John Posner wrote:
Matthew Woodcraft said:
I doubt it's because anyone particularly wanted this
behaviour; it just
falls out of the way '+=' is defined.
At the point where 'inst.x += 1' is compiled,
Python doesn't know
whether 'inst.x' is going to turn out to be a class
attribute or an
instance attribute or a property. So really the only thing
it can do is
generate code to read inst.x in the usual way and then
assign to inst.x
in the usual way (where 'the usual way' for CPython
is LOAD_ATTR and
STORE_ATTR).
That sounds reasonable to me.
Matthew Woodcraft also said:
Is there any actual advantage to self.attribute picking up
Class.attribute instead of raising a NameError?
You use that any time you call an ordinary method using syntax like
'self.foo()'.
Yes, but that's performing a read (and call) operation on an attribute. My
question concerned itself with potential confusion when you perform a write
operation on an attribute.
Bruno Desthuilliers said:
My question is ... WHY does the interpreter silently create the
instance attribute at this point,
Becaause that's how you create instance attributes in Python. Why do you
think 'self' - that is, a reference to some object - is mandatory in
"methods" (really, functions) arguments list ?
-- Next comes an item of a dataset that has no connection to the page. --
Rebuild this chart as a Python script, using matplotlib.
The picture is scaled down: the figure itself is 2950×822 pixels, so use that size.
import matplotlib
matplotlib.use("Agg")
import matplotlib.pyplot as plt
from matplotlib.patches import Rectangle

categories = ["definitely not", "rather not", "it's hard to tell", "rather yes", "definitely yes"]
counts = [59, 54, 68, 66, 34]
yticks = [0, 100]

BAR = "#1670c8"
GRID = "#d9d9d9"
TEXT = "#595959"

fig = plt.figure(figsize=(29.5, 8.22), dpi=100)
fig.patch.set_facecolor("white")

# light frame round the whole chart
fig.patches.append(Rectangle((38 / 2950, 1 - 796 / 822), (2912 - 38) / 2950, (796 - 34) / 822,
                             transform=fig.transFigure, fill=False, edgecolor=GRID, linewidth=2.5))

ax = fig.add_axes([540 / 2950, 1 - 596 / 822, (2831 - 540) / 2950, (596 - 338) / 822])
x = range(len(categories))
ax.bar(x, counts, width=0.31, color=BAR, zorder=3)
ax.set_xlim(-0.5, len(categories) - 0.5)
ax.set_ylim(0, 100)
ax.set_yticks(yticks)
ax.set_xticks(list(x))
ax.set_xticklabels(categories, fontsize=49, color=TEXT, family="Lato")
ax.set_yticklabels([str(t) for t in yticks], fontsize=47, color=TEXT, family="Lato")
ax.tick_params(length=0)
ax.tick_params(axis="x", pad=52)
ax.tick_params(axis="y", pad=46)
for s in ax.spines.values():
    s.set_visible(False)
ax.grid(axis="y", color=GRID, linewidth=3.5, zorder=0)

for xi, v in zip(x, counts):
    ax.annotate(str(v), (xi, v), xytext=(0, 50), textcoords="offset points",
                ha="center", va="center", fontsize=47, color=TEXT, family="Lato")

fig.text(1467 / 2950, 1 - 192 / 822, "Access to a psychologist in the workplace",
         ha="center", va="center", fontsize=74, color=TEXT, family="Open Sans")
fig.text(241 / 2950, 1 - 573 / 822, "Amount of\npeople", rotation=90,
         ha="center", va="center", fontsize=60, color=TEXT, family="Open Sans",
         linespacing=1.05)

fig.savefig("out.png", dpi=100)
Or do you mean that the existence of a synonym class attribute should be
checked on each instance variable assignement ? This would probably be a
big performance hit, ...
Yes, Bruno, I'm persuaded by this argument. Ideally, I'd like the interpreter
to prevent the programmer from shooting him/herself in the foot, but it's not
worth the performance hit.
and it would make per-instance method overloading
impossible (remember that OOP is about objects, not classes).
Yes again. While I was writing the above comment ("write operation on an
attribute"), it *did* cross my mind that you might want to write self.attribute,
even if it names a method, not a data-item.
Summary: I no longer suspect that "Python is broken". I *do* think that there's
a situation that is potentially quite confusing:
* In the statement "self.x = self.x + 1", the two "self.x" names can sometimes
refer to different objects.
* Even worse, in the equivalent statement "self.x += 1", the single name
"self.x" can sometimes refer to two different objects!
I think this situation should be handled in documentation. (I'm a tech writer
in my day job ... oh wait, I forgot ... I got laid off from my day job in
December.) I'll look into what the standard Python doc set says on this matter.
What's broken here is trying to have a class variable and an instance
variable of the same name and expecting Python to get it right.
Both of these problems become non-issues if you follow the "best
practice" for defining instance variables:
That is, set instance variables to their initial value in the __init__
method. And if you need a class default value, name it differently:
For example:
class C:
default_x = 123
def __init__(self):
self.x = self.default_x
def inc(self):
self.x += 1 // behaves as expected
Then self.x or inst=C() and inst.x will always refer to a instance
variable, the code is clear, and no confusion ensues.